When the current draft is done, I reset every scene to 'Outline' or 'Draft' (you can do this in bulk, using the scene list) and then set the status levels against my next revision of the manuscript.
I get this request now and then, where more than one author is working on the same project and they'd like some way of checking scenes out and back in again so two people can't work on the same thing.
I may add it for yWriter6, but it's not a high priority because there is a way to do this manually. First, identify the scene RTF filename from the scene list. Now send this file as an attachment to your co-author. Next, add a comment to the top of the scene (and the description) which says 'Checked out to x' with the date. Done!
When the scene file comes back, make sure you've closed your project and then save the scene file into the RTF folder (overwriting the existing file).
Just remember that global search/replace isn't going to work on scenes which are sitting on someone else's computer.
I spend all my free time writing software for Windows, and after 20 years of programming I have a lot of skill and experience. I use those skills to write software I need, and then I put in a lot of work to make that software available to all, free of charge.
What I can't do is write software for portable devices: I don't have the developer tools, I don't own any portable devices, I've never owned a Mac, and even if someone gave me thousands of dollars worth of hardware and tools I still wouldn't have enough time to learn how to design, write and debug software in another language. I only have so much time.
There is hope though: For years people asked me for Mac or Linux versions of my software, and Wine has evolved to a stage where most of my programs will run on those platforms. In the near future portable devices should be powerful enough to run Wine and that means my programs should run on those devices too.

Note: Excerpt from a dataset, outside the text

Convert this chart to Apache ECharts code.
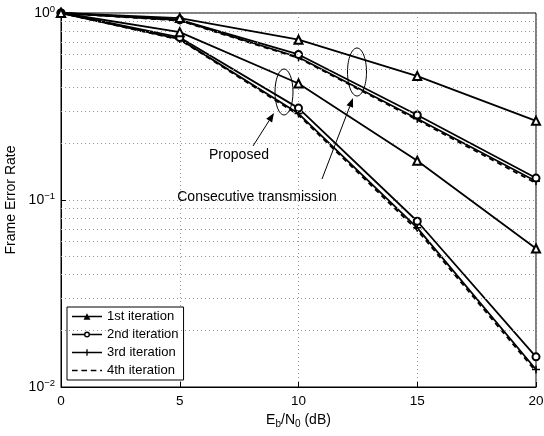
<!DOCTYPE html>
<html><head><meta charset="utf-8">
<script src="https://cdn.jsdelivr.net/npm/echarts@6/dist/echarts.min.js"></script>
<style>html,body{margin:0;padding:0;background:#fff}#c{width:544px;height:436px}</style>
</head><body><div id="c"></div>
<script>
var snr = [0, 5, 10, 15, 20];
var consIter1 = [1, 0.94, 0.72, 0.46, 0.265];
var consIter2 = [1, 0.92, 0.60, 0.285, 0.131];
var consIter3 = [1, 0.915, 0.58, 0.272, 0.126];
var consIter4 = [1, 0.91, 0.575, 0.268, 0.123];
var propIter1 = [1, 0.79, 0.42, 0.162, 0.055];
var propIter2 = [1, 0.74, 0.31, 0.077, 0.0145];
var propIter3 = [1, 0.725, 0.29, 0.071, 0.0124];
var propIter4 = [1, 0.72, 0.285, 0.069, 0.0121];
var minorGrid = [0.02,0.03,0.04,0.05,0.06,0.07,0.08,0.09,0.2,0.3,0.4,0.5,0.6,0.7,0.8,0.9];
var legendNames = ['1st iteration','2nd iteration','3rd iteration','4th iteration'];
var FONT = 'Liberation Sans';

function pairs(v){ return snr.map(function(x,i){ return [x, v[i]]; }); }
var plusPath = 'path://M0,5L10,5M5,0L5,10';
var styles = [
  {symbol:'emptyTriangle', size:8},
  {symbol:'emptyCircle', size:7},
  {symbol:plusPath, size:8},
  {symbol:'none', size:0}
];
function mk(name, vals, k){
  return {
    name: name, type: 'line', data: pairs(vals),
    symbol: styles[k].symbol, symbolSize: styles[k].size, showSymbol: k !== 3,
    lineStyle: {color:'#000', width:1.8, type: k===3 ? [5,4] : 'solid'},
    itemStyle: {color:'#000', borderColor:'#000', borderWidth:1.5},
    z: 5 - k, animation: false
  };
}
var series = [
  mk(legendNames[0], consIter1, 0), mk(legendNames[1], consIter2, 1),
  mk(legendNames[2], consIter3, 2), mk(legendNames[3], consIter4, 3),
  mk(legendNames[0], propIter1, 0), mk(legendNames[1], propIter2, 1),
  mk(legendNames[2], propIter3, 2), mk(legendNames[3], propIter4, 3)
];
series[0].markLine = {
  silent: true, symbol: 'none', label: {show:false}, animation:false,
  lineStyle: {color:'#999', type:[1,3], width:1},
  data: minorGrid.map(function(v){ return {yAxis: v}; })
};

var triIcon = 'path://M0,5.2H32V6.8H0Z M12.3,9.6L16,2.6L19.7,9.6Z';
var circIcon = 'path://M0,5.2H13V6.8H0Z M19,5.2H32V6.8H19Z M16,2.8A3.2,3.2 0 1,1 15.99,2.8Z M16,4.3A1.7,1.7 0 1,0 16.01,4.3Z';
var plusIcon = 'path://M0,5.2H32V6.8H0Z M15.3,2.6H16.7V9.4H15.3Z';
var dashIcon = 'path://M0,5.2H6V6.8H0Z M10,5.2H16V6.8H10Z M20,5.2H26V6.8H20Z M30,5.2H32V6.8H30Z';
var noBorder = {borderWidth: 0, color:'#000'};

var chart = echarts.init(document.getElementById('c'), null, {renderer:'canvas'});
chart.setOption({
  animation: false,
  textStyle: {fontFamily: FONT},
  grid: {left: 61, right: 8, top: 13, bottom: 49, show: true, borderColor:'#000', borderWidth:1, containLabel:false, outerBoundsMode:'none'},
  legend: {
    orient:'vertical', left: 67, top: 307, itemGap: 5, itemWidth: 30, itemHeight: 12,
    padding: [3,5,3,5], borderColor:'#000', borderWidth:1, backgroundColor:'#fff',
    textStyle: {fontFamily: FONT, fontSize: 13, color:'#000'},
    data: [
      {name: legendNames[0], icon: triIcon, itemStyle: noBorder},
      {name: legendNames[1], icon: circIcon, itemStyle: noBorder},
      {name: legendNames[2], icon: plusIcon, itemStyle: noBorder},
      {name: legendNames[3], icon: dashIcon, itemStyle: noBorder}
    ]
  },
  xAxis: {
    type:'value', min:0, max:20, interval:5,
    name: '{n|E}{s|b}{n|/N}{s|0}{n| (dB)}', nameLocation:'middle', nameGap: 20,
    nameTextStyle: {rich: {n:{fontSize:14, fontFamily:FONT, color:'#000'}, s:{fontSize:10, fontFamily:FONT, color:'#000', verticalAlign:'bottom', padding:[8,0,0,0]}}},
    axisLine: {lineStyle:{color:'#000'}},
    axisTick: {inside:true, length:5, lineStyle:{color:'#000'}},
    axisLabel: {fontSize:13.5, color:'#000', fontFamily:FONT, margin:7},
    splitLine: {show:true, lineStyle:{color:'#999', type:[1,3]}}
  },
  yAxis: {
    type:'log', logBase:10, min:0.01, max:1,
    name: 'Frame Error Rate', nameLocation:'middle', nameGap: 37,
    nameTextStyle: {fontSize:14, color:'#000', fontFamily:FONT},
    axisLine: {lineStyle:{color:'#000'}},
    axisTick: {inside:true, length:5, lineStyle:{color:'#000'}},
    axisLabel: {
      color:'#000', margin: 6,
      formatter: function(v){ var e = Math.round(Math.log10(v)); return '{b|10}{s|' + (e<0?'\u2212'+(-e):e) + '}'; },
      rich: {b:{fontSize:14, fontFamily:FONT, color:'#000', lineHeight:17}, s:{fontSize:9.5, fontFamily:FONT, color:'#000', verticalAlign:'top', padding:[0,0,6,0]}}
    },
    splitLine: {show:true, lineStyle:{color:'#999', type:[1,3]}}
  },
  series: series
});

function arrow(x1,y1,x2,y2){
  var a = Math.atan2(y2-y1, x2-x1), L=9, W=3.5;
  var bx = x2 - L*Math.cos(a), by = y2 - L*Math.sin(a);
  var px = -Math.sin(a)*W, py = Math.cos(a)*W;
  return [
    {type:'line', shape:{x1:x1,y1:y1,x2:bx,y2:by}, style:{stroke:'#000', lineWidth:1}, z:20},
    {type:'polygon', shape:{points:[[x2,y2],[bx+px,by+py],[bx-px,by-py]]}, style:{fill:'#000'}, z:20}
  ];
}
var g = [
  {type:'ellipse', shape:{cx:284, cy:92, rx:9, ry:23}, style:{fill:'none', stroke:'#000', lineWidth:1}, z:20},
  {type:'ellipse', shape:{cx:357, cy:72, rx:9.5, ry:24}, style:{fill:'none', stroke:'#000', lineWidth:1}, z:20},
  {type:'text', x:239, y:155, style:{text:'Proposed', font:'14px "Liberation Sans"', fill:'#000', textAlign:'center', textVerticalAlign:'middle'}, z:20},
  {type:'text', x:257, y:197, style:{text:'Consecutive transmission', font:'14px "Liberation Sans"', fill:'#000', textAlign:'center', textVerticalAlign:'middle'}, z:20}
].concat(arrow(253,146,274,113)).concat(arrow(322,179,353,98));
chart.setOption({graphic: g});
</script>
</body></html>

If you want to incorporate the iPad into your novel writing, try exporting your project as HTML and saving it to the device, then use an iPad word processor or text editor to write your scenes. You can easily transfer them back to yWriter later.
Once upon a time this was a 'never going to happen', but a LaTeX exporter has been added to yWriter. This allows export to tex format, which can then be converted to PDF, DVI and PS. I use it to create paperback editions of my novels, and it works perfectly.
You can include native Latex commands in your scenes by enclosing them in <TEX and /TEX> tags, or you can start any scene with the <TEX> keyword and yWriter will export that entire scene as-is. This allows you to build complicated projects with title pages, include images and diagrams, footnotes and more.
yWriter's character list has a special sort routine which puts all the major characters first and then lists the minor ones below those. Therefore, there's no auto-sort, since it would break this special ordering. However, you can still move characters up and down in the list with your mouse and the new order will be remembered.